The documentary argues that aspects of the National Enquirer’s particular brand of journalism are not only understandable, but also justifiable. It spends considerable time lauding the benefits of a career as a National Enquirer journalist — the travel to luxurious destinations, the considerable paycheck, and the glamour of being on a first-name basis with celebrities. It even commends the journalistic integrity, in part, of Enquirer reporters and photographers who covered high-profile events like O.J. Simpson trial, where newspapers like the New York Times and the Washington Post also vied for coverage.
What makes this argument ineffective, however, is that the documentary does not fully commit to its own stance. Rather, it toes the line between firmly advocating for and against the Enquirer, settling on an equivocal middle ground. This obscurity produces a murky, uncertain final message. Was the Enquirer a pioneer of its time? It did, after all, expand from typical news subjects and reach a more general audience in a deeply personal sense — lighter, fluffier news was far more palatable to the average reader than complex political examinations or depressing violence and despair.

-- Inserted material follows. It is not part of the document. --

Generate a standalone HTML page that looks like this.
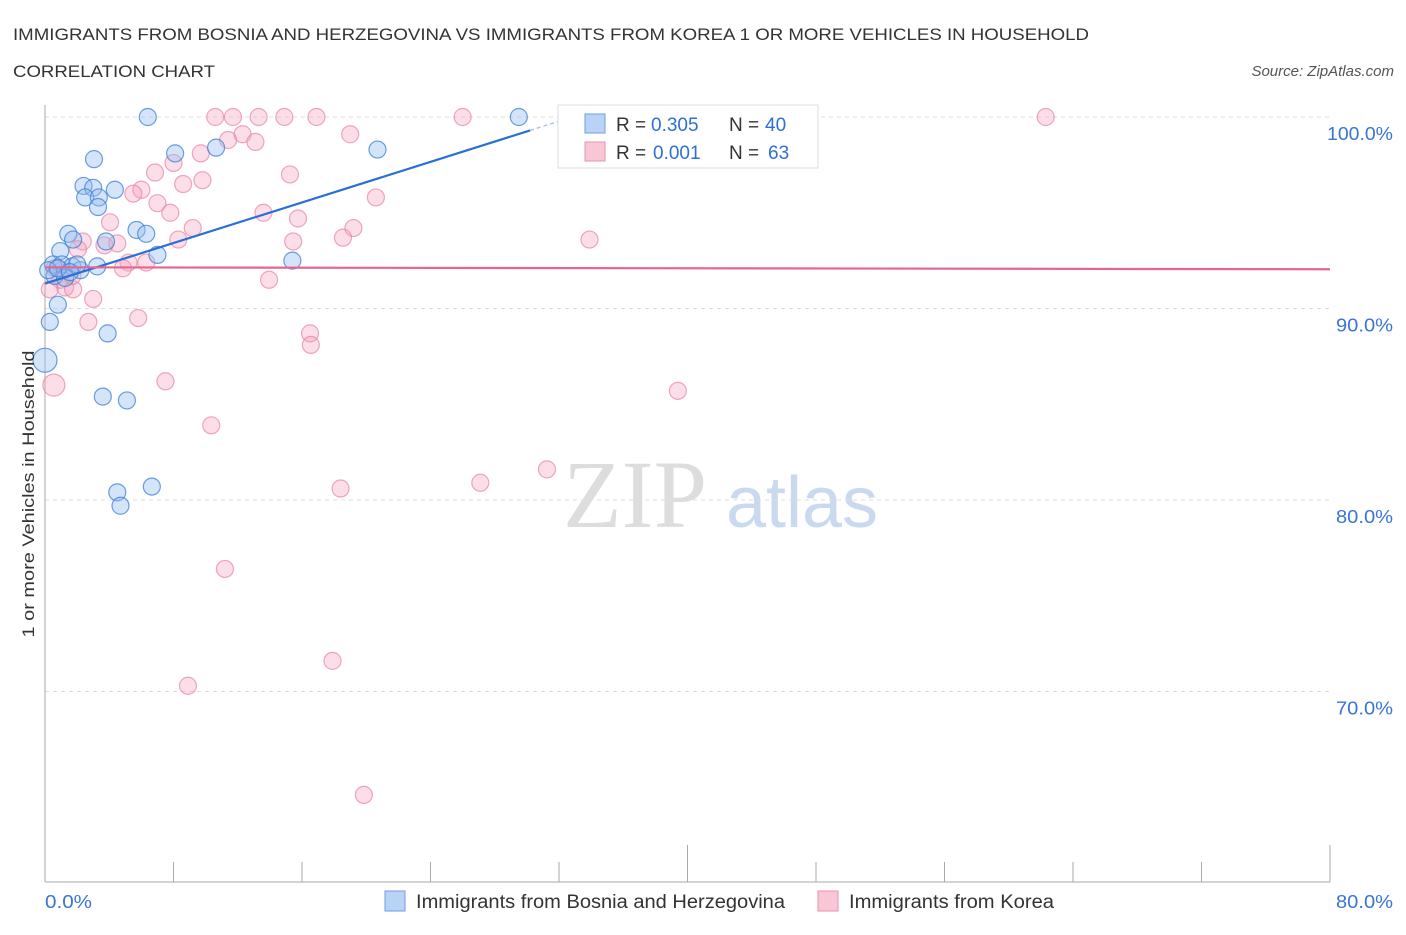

But “Scandalous” also makes an argument that the tabloid contributed to the fake-news mass-media sensation that has come to define journalism of the 21st century. The whole point of “Scandalous” seems to be that the Enquirer was a sort of ambivalent phenomenon that was neither good nor bad, but rather simply influential. The documentary does not, however, address this dubiety effectively — it diverts its efforts from the examination of media ethics to the coverage of various celebrity horror stories, from Marla Maples, to Whitney Houston, to Arnold Schwarzenneger.
Perhaps more problematic than its uncertainty in judging the merits or demerits of the Enquirer, however, is that “Scandalous” ultimately fails to emanate the voyeuristic pleasure of the tabloid itself. In a very real sense, the Enquirer has a rich history fraught with extortion and blackmail; it has leveraged secrets of infidelity and drug usage against celebrities like Bob Hope, Bill Cosby, and Jeff Bezos, all with varying degrees of success. The way in which these tales are related fails to grasp the unique pleasure in assuaging one’s own boredom by peering into the colorful lives of the rich and famous.

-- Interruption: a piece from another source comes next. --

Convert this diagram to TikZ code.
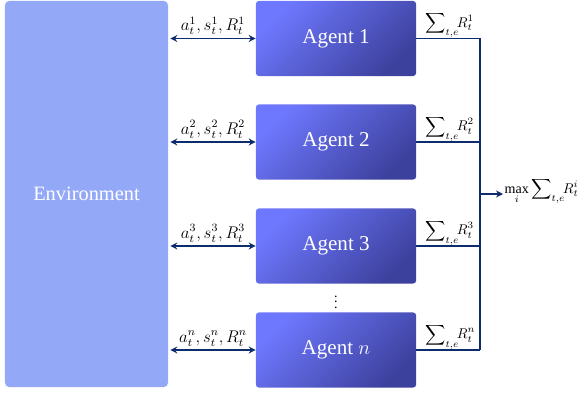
\documentclass[tikz,border=0pt]{standalone}
\usepackage{fontspec}
\setmainfont{Liberation Serif}
\usepackage{amsmath}
\usepackage{tikz}
\usetikzlibrary{arrows.meta, calc}
\definecolor{env_blue}{HTML}{93A9F7}
\definecolor{agent_light}{HTML}{6E78FE}
\definecolor{agent_dark}{HTML}{3D419E}
\definecolor{link_navy}{HTML}{0D2C6C}

\tikzset{
    envbox/.style={fill=env_blue, rounded corners=3pt, text=white,
        minimum width=4.075cm, minimum height=9.65cm, font=\fontsize{14.5}{17}\selectfont},
    agentbox/.style={top color=agent_light, bottom color=agent_dark, shading angle=45,
        rounded corners=2pt, text=white, minimum width=4cm, minimum height=1.875cm,
        font=\fontsize{15}{18}\selectfont},
    link/.style={link_navy, line width=1.3pt, {Stealth[length=5pt,width=5pt]}-{Stealth[length=5pt,width=5pt]}},
    linklabel/.style={above, text=black, inner sep=1pt, yshift=1pt, font=\large},
    bus/.style={link_navy, line width=0.9pt},
    sumlabel/.style={above right, inner sep=0.5pt, font=\normalsize}
}

\begin{document}
\begin{tikzpicture}[x=0.025cm, y=-0.025cm]

% fix the frame to the reference size
\useasboundingbox (0,0) rectangle (586,407);

% Environment block on the left
\node[envbox] (env) at (86.5,194) {Environment};

% Agents, one row each
\node[agentbox] (agent1) at (336,38.5) {Agent 1};
\node[agentbox] (agent2) at (336,142) {Agent 2};
\node[agentbox] (agent3) at (336,246) {Agent 3};
\node[agentbox] (agentn) at (336,350) {Agent $n$};
\node (dots) at (336,298) {$\vdots$};

% Interaction arrows between environment and agents
\draw[link] ($(env.east |- agent1) + (2,0)$) -- node[linklabel] {$a_t^1, s_t^1, R_t^1$} (agent1.west);
\draw[link] ($(env.east |- agent2) + (2,0)$) -- node[linklabel] {$a_t^2, s_t^2, R_t^2$} (agent2.west);
\draw[link] ($(env.east |- agent3) + (2,0)$) -- node[linklabel] {$a_t^3, s_t^3, R_t^3$} (agent3.west);
\draw[link] ($(env.east |- agentn) + (2,0)$) -- node[linklabel] {$a_t^n, s_t^n, R_t^n$} (agentn.west);

% Collecting bus for the returns
\coordinate (bus) at (480,194);
\draw[bus] (agent1.east) -- (agent1.east -| bus);
\draw[bus] (agent2.east) -- (agent2.east -| bus);
\draw[bus] (agent3.east) -- (agent3.east -| bus);
\draw[bus] (agentn.east) -- (agentn.east -| bus);
\draw[bus] (agent1.east -| bus) -- (agentn.east -| bus);

% Return labels sitting on the lines
\node[sumlabel] (sum1) at ($(agent1.east) + (8,0)$) {$\displaystyle\sum\nolimits_{t,e}\!\!R_t^1$};
\node[sumlabel] (sum2) at ($(agent2.east) + (8,0)$) {$\displaystyle\sum\nolimits_{t,e}\!\!R_t^2$};
\node[sumlabel] (sum3) at ($(agent3.east) + (8,0)$) {$\displaystyle\sum\nolimits_{t,e}\!\!R_t^3$};
\node[sumlabel] (sumn) at ($(agentn.east) + (8,0)$) {$\displaystyle\sum\nolimits_{t,e}\!\!R_t^n$};

% Final selection
\node[right, inner sep=1pt] (best) at (503,191) {$\max\limits_i \displaystyle\sum\nolimits_{t,e}\!\!R_t^i$};
\draw[bus, -{Stealth[length=5pt,width=5pt]}] (bus) -- (bus -| best.west);

\end{tikzpicture}
\end{document}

Furthermore, instead of delving deep into the politics within the tabloid, “Scandalous” focuses on trivial anecdotes from the magazine’s golden age, when its circulation numbers were not in the thousands, but rather in the millions. In doing so, it fundamentally loses the rich opportunity to expose more about the drama behind the publication itself.

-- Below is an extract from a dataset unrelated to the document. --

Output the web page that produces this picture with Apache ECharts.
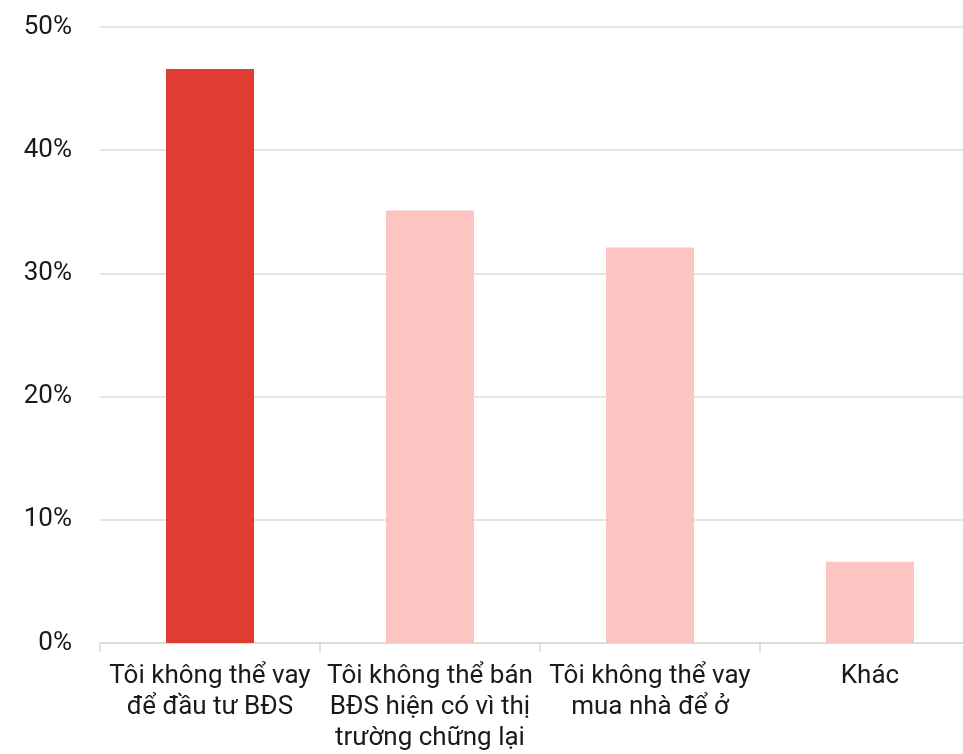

There are moments within “Scandalous” that ring true. One of the most compelling aspects of the film are the interviews of tabloid journalists, who relate conflicts of journalistic integrity and the lengths to which they had to go in order to cover a good story. In attempting to uncover the death of John Belushi, for example, several journalists befriended Catherine Evelyn Smith, his drug dealer, and coerced her into a confession that would eventually land her in jail. There is an enduring, provocative question throughout the documentary of when enough is enough, when a reporter has finally gone too far — the long-debated role of the “Enquirer” in the Princess Diana scandal is a perfect example. Do celebrities have to pay a price for their fame? Are tabloids truly responsible for their ultimate downfall?
“Scandalous” is neither a particularly great documentary nor a strikingly bad one. Rather, it remains somewhere in-between. It lacks, somewhat ironically, the striking shock value of the Enquirer itself.